— Task —
Write the records below out again exactly as given, with no images.

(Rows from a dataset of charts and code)
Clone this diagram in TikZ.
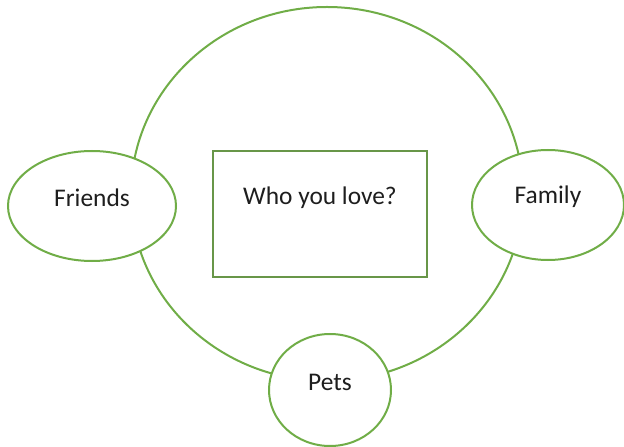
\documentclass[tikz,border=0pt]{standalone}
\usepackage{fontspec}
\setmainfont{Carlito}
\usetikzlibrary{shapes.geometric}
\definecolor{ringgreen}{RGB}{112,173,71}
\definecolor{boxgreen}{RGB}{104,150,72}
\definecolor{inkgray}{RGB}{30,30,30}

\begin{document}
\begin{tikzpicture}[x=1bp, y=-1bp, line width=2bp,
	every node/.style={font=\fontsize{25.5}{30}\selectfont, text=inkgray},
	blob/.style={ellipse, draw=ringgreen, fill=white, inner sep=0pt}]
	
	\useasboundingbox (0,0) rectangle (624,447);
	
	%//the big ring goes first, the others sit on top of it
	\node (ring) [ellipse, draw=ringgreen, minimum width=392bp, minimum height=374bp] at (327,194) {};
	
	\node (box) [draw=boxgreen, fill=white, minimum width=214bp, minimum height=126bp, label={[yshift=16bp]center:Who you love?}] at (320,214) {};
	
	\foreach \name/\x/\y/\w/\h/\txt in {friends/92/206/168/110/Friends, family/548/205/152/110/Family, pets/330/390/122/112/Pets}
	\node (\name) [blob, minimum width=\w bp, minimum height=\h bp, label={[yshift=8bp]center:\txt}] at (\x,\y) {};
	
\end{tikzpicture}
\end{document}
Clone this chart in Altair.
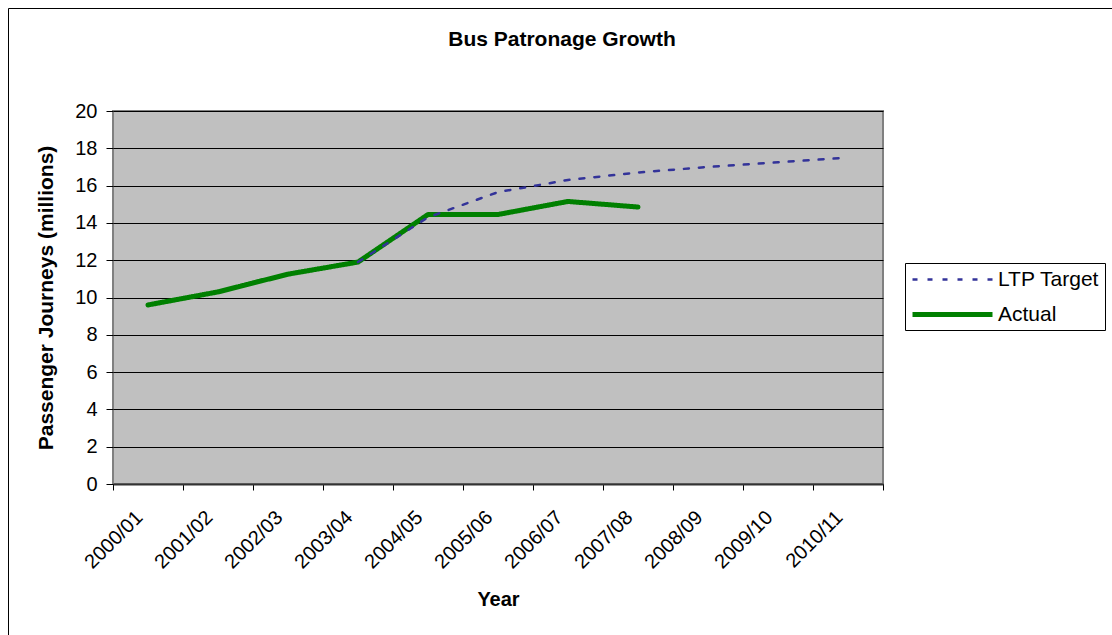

— Result for this task —
Clone this diagram in TikZ.
\documentclass[tikz,border=0pt]{standalone}
\usepackage{fontspec}
\setmainfont{Carlito}
\usetikzlibrary{shapes.geometric}
\definecolor{ringgreen}{RGB}{112,173,71}
\definecolor{boxgreen}{RGB}{104,150,72}
\definecolor{inkgray}{RGB}{30,30,30}

\begin{document}
\begin{tikzpicture}[x=1bp, y=-1bp, line width=2bp,
	every node/.style={font=\fontsize{25.5}{30}\selectfont, text=inkgray},
	blob/.style={ellipse, draw=ringgreen, fill=white, inner sep=0pt}]
	
	\useasboundingbox (0,0) rectangle (624,447);
	
	%//the big ring goes first, the others sit on top of it
	\node (ring) [ellipse, draw=ringgreen, minimum width=392bp, minimum height=374bp] at (327,194) {};
	
	\node (box) [draw=boxgreen, fill=white, minimum width=214bp, minimum height=126bp, label={[yshift=16bp]center:Who you love?}] at (320,214) {};
	
	\foreach \name/\x/\y/\w/\h/\txt in {friends/92/206/168/110/Friends, family/548/205/152/110/Family, pets/330/390/122/112/Pets}
	\node (\name) [blob, minimum width=\w bp, minimum height=\h bp, label={[yshift=8bp]center:\txt}] at (\x,\y) {};
	
\end{tikzpicture}
\end{document}
Clone this chart in Altair.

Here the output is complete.